Linux support in schools & universities
Sridhar Dhanapalan
sridhar at dhanapalan.com
Sun Sep 20 09:41:10 BST 2009
Perhaps a (messy) way around this would be to run Windows in a virtual
machine and run the VPN client in there. Then use that VM as a
proxy/gateway for the host machine.
2009/9/17 Daniel Sobey <dns_server at yahoo.com>:
> citrix does not have one vpn,citrix has many vpn's all quite different
> from one to another. There are a whole lot of "ssl vpn"'s that are
> windows only.
> I have to use windows to vpn into linux boxes because of this.
>
>
> On Thu, 2009-09-17 at 19:58 +1000, Sridhar Dhanapalan wrote:
>> It depends on the type of VPN. OpenVPN, PPTP and Cisco VPNs are quite
>> trivial to connect to, and IPSec should work too.
>>
>> There are some weird ones though. Citrix has a VPN device that
>> requires a Windows client to connect to, despite the device being
>> based on Red Hat Enterprise Linux.
>>
>>
>> 2009/9/16 Timmy <mullins.tim at gmail.com>:
>> > Which UNI's do you guys go to? I'm a IT student and have yet to bother
>> > to bring my linux laptop to school.
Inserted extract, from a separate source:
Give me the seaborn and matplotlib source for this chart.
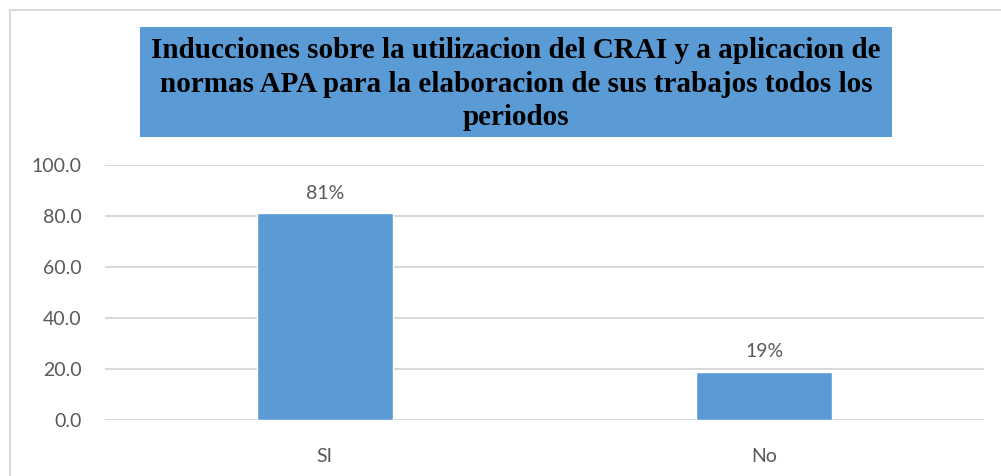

I did task my teacher today if it
>> > will work and he just told me to check their website and said i have
>> > to install VPN software... But I think Ubuntu comes with that built in
>> > so I hope I just need to put the settings in. I'm going to Victoria
>> > University.
>> >
>> > On 15 Sep, 19:10, Barry Williams <bazzaw... at gmail.com> wrote:
>> >> Just a quick update
>> >> I replied to the IT staff that gave me the ip address the method I
>> >> used to get it working and he said he would put it in their (I imagine
>> >> internal) wiki. So hopefully they will be more helpful in the future.